L‘hôtel de glace
Chaque hiver dans le nord de la Suède, une équipe d'ouvriers et d'artistes sculptent et reconstruisent le plus grand hôtel de glace. Nous sommes allés sur place.
La lumière de sa lampe frontale se promène sur un mur de neige. Elle forme le gros œuvre de l'hôtel de glace dans le nord de la Suède. Giovanna veut découper un accès. On monte des échafaudages, on allume des lampadaires et on pose des câbles électriques. Elle met ses lunettes de protection et pose son casque sur les oreilles, inspire, expire, démarre la tronçonneuse électrique – et c'est parti.
Giovanna Martinez
L'équipe n'a pas à s'inquiéter des chutes de neige. Le matériau ne manque pas. Un entrepôt près de l'hôtel abrite des gros blocs de glace d'un mètre par un mètre – de la taille de glaçons géants. Dans ce gigantesque frigo, alimenté en partie par de l'énergie solaire, est entreposée l'intégralité des matériaux de construction. Ils proviennent de la nature et plus précisément, de la rivière voisine, la Torne, longue de 200 kilomètres.
Luca Roncoroni
Luca nous guide à travers l'hôtel. Les hauts corridors, soutenus par des colonnes de glace imitant le verre, donnent l'impression d'un tunnel dans un labyrinthe. La glace craque à chaque pas. Et soudain, un bain de vapeur. Non, il ne s'agit évidemment pas d'un vrai bain de vapeur.

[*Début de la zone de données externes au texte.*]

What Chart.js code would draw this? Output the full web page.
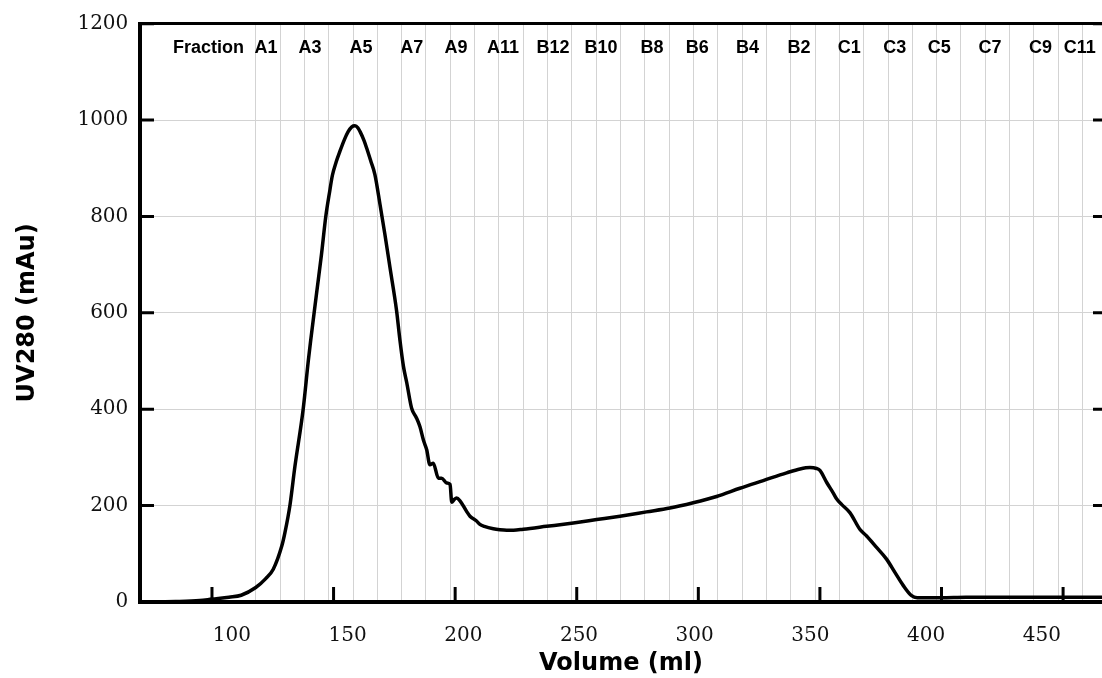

Face à nous, un spectacle fou: des serviettes roulées, des peignoirs, des robinets, des miroirs et des baignoires, tous sculptés dans la glace. Chaque chant, chaque détail est découpé et poncé au centimètre près. Le projecteur aux reflets bleu clair donne à la pièce une aura magique. Luca blague: «Chaque hôtel a besoin d'un spa. Mais dans celui-ci, on ne peut malheureusement pas prendre de bain chaud.» Luca a travaillé environ 120 heures sur cette pièce. Ses outils: deux tronçonneuses et huit burins à glace traditionnels japonais, avec poignées en bois et différentes lames. «La glace est un matériau très difficile à travailler», rapporte Luca, «car elle réfléchit la température.» Si celle-ci est supérieure au point de congélation, les colonnes de glace ou les parois n'adhèrent pas les unes aux autres. Si la température descend en dessous de moins 20 degrés, la glace se dessèche et casse. «Il faut être très efficace. Et précis.

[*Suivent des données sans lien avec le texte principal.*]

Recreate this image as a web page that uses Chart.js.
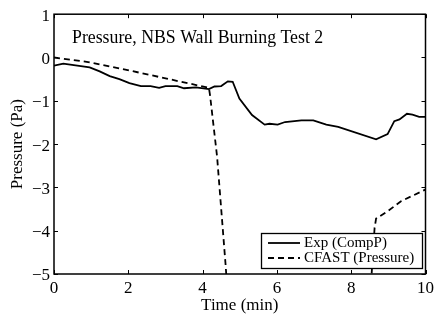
<!DOCTYPE html>
<html>
<head>
<meta charset="utf-8">
<script src="https://cdn.jsdelivr.net/npm/chart.js@4"></script>
<style>
  html, body { margin: 0; padding: 0; background: #fff; }
  #wrap { width: 438px; height: 320px; }
</style>
</head>
<body>
<div id="wrap"><canvas id="chart" width="438" height="320"></canvas></div>
<script>
const expTime = [0, 0.25, 0.96, 1.23, 1.5, 1.76, 2.03, 2.34, 2.6, 2.83, 3.0, 3.32, 3.5, 3.82, 4.17, 4.32, 4.5, 4.68, 4.81, 4.99, 5.33, 5.67, 5.8, 6.02, 6.22, 6.66, 6.98, 7.33, 7.65, 8.67, 8.98, 9.16, 9.3, 9.5, 9.65, 9.83, 10];
const expPressure = [-0.19, -0.14, -0.23, -0.32, -0.43, -0.5, -0.59, -0.66, -0.66, -0.7, -0.66, -0.66, -0.71, -0.69, -0.73, -0.67, -0.66, -0.55, -0.56, -0.95, -1.33, -1.55, -1.53, -1.55, -1.49, -1.45, -1.45, -1.55, -1.6, -1.89, -1.77, -1.47, -1.43, -1.3, -1.32, -1.37, -1.37];

// CFAST (Pressure) - model, dips far below the axis between ~4.7 and ~8.5 min
const cfastTime = [0, 0.96, 2.03, 3.1, 4.17, 4.2, 4.39, 4.62, 4.8, 6.5, 8.4, 8.63, 8.67, 8.98, 9.34, 10];
const cfastPressure = [0, -0.11, -0.3, -0.5, -0.7, -0.87, -2.29, -4.8, -7, -14, -7, -3.93, -3.72, -3.55, -3.32, -3.05];

const xTicks = [0, 2, 4, 6, 8, 10];
const yTicks = [1, 0, -1, -2, -3, -4, -5];

const FONT = '"Liberation Serif", serif';

function toPoints(xs, ys) {
    return xs.map((x, i) => ({ x: x, y: ys[i] }));
}

// box, inward ticks, in-plot title and legend (MATLAB look)
const matlabFrame = {
    id: 'matlabFrame',
    afterDraw(chart) {
        const ctx = chart.ctx;
        const a = chart.chartArea;
        const xs = chart.scales.x, ys = chart.scales.y;
        ctx.save();
        ctx.strokeStyle = '#000';
        ctx.lineWidth = 1.5;
        ctx.strokeRect(a.left, a.top, a.right - a.left, a.bottom - a.top);
        ctx.lineWidth = 1;
        ctx.beginPath();
        xTicks.forEach(v => {
            const px = Math.round(xs.getPixelForValue(v)) + 0.5;
            ctx.moveTo(px, a.bottom); ctx.lineTo(px, a.bottom - 4);
            ctx.moveTo(px, a.top); ctx.lineTo(px, a.top + 4);
        });
        yTicks.forEach(v => {
            const py = Math.round(ys.getPixelForValue(v)) + 0.5;
            ctx.moveTo(a.left, py); ctx.lineTo(a.left + 4, py);
            ctx.moveTo(a.right, py); ctx.lineTo(a.right - 4, py);
        });
        ctx.stroke();

        // title inside the axes
        ctx.fillStyle = '#000';
        ctx.font = '17.8px ' + FONT;
        ctx.textBaseline = 'middle';
        ctx.textAlign = 'left';
        ctx.fillText('Pressure, NBS Wall Burning Test 2', a.left + 18, 38);

        // legend box, bottom right
        const bx = 261, by = 233, bw = 161, bh = 35;
        ctx.fillStyle = '#fff';
        ctx.fillRect(bx, by, bw, bh);
        ctx.lineWidth = 1.3;
        ctx.strokeRect(bx + 0.5, by + 0.5, bw, bh);
        ctx.font = '15px ' + FONT;
        chart.data.datasets.forEach((ds, i) => {
            const ly = by + 10 + i * 15;
            ctx.beginPath();
            ctx.lineWidth = ds.borderWidth;
            ctx.setLineDash(ds.borderDash || []);
            ctx.moveTo(bx + 7, ly); ctx.lineTo(bx + 39, ly);
            ctx.stroke();
            ctx.setLineDash([]);
            ctx.fillStyle = '#000';
            ctx.fillText(ds.label, bx + 43, ly);
        });
        ctx.restore();
    }
};

new Chart(document.getElementById('chart'), {
    type: 'line',
    data: {
        datasets: [
            { label: 'Exp (CompP)', data: toPoints(expTime, expPressure), borderColor: '#000', borderWidth: 1.8, pointRadius: 0, tension: 0 },
            { label: 'CFAST (Pressure)', data: toPoints(cfastTime, cfastPressure), borderColor: '#000', borderWidth: 1.8, borderDash: [6, 4], pointRadius: 0, tension: 0 }
        ]
    },
    options: {
        responsive: false,
        animation: false,
        layout: { padding: { top: 12, right: 10, left: 0, bottom: 0 } },
        plugins: { legend: { display: false }, tooltip: { enabled: false } },
        scales: {
            x: {
                type: 'linear', min: 0, max: 10,
                afterBuildTicks: s => { s.ticks = xTicks.map(v => ({ value: v })); },
                afterFit: s => { s.height = 46; },
                grid: { display: false, drawTicks: false },
                border: { display: false },
                ticks: { color: '#000', font: { family: FONT, size: 17 }, padding: 4, maxRotation: 0 },
                title: { display: true, text: 'Time (min)', color: '#000', font: { family: FONT, size: 17 }, padding: { top: 0, bottom: 4 } }
            },
            y: {
                type: 'linear', min: -5, max: 1,
                afterBuildTicks: s => { s.ticks = yTicks.map(v => ({ value: v })); },
                afterFit: s => { s.width = 54; },
                grid: { display: false, drawTicks: false },
                border: { display: false },
                ticks: { color: '#000', font: { family: FONT, size: 17 }, padding: 4, labelOffset: 2,
                         callback: v => String(v).replace('-', '\u2212') },
                title: { display: true, text: 'Pressure (Pa)', color: '#000', font: { family: FONT, size: 17 }, padding: { top: 7, bottom: 0 } }
            }
        }
    },
    plugins: [matlabFrame]
});
</script>
</body>
</html>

Linda Vagnelind, 45 ans, le sait aussi. Elle est l'une des 15 autres artistes qui aménagent chaque chambre dans le «Ice Hotel». Sa passion: nager dans la glace. En hiver, elle plonge en maillot de bain au milieu des blocs de glace des lacs suédois. Elle est donc habituée au froid. Et la natation d'hiver a même inspiré son œuvre. Elle compare le froid à un monstre qui mord chaque membre. Mais on s'y habitue, on s'en fait un ami protecteur qui donne de la force, raconte l'artiste.
Linda Vagnelind
Texte: Reinhard Keck I Photos: Joachim Lundgren
Voici comment se déroule une nuit au «Ice Hotel»
Les visiteurs peuvent se plonger dans un monde magique à partir de 250 euros pour une nuit dans une chambre double. La plupart des visiteurs réservent un séjour au «Ice Hotel 365» ouvert toute l'année et dorment au moins une nuit dans le «Winter Ice Hotel» éphémère.
Et voici comment fonctionne l'hôtel: un thé avec une dose de schnaps au bar de glace pour se réchauffer et à partir de 18 heures, on peut se retirer dans la chambre. On y trouve des sacs de couchage thermiques qui tiennent chaud jusqu'à moins 20 degrés. On enregistre moins cinq à moins sept degrés dans la chambre. Il faut vite enfiler ses sous-vêtements de ski, ses chaussettes de laine et son bonnet et il ne reste plus qu'à faire de beaux rêves. Et pour rassurer les clients: les salles de bains ne sont pas faites de glace. Le matin, le personnel réveille les clients avec un thé. Et ceux qui choisissent une chambre Delux, peuvent rejoindre directement leur sauna privé.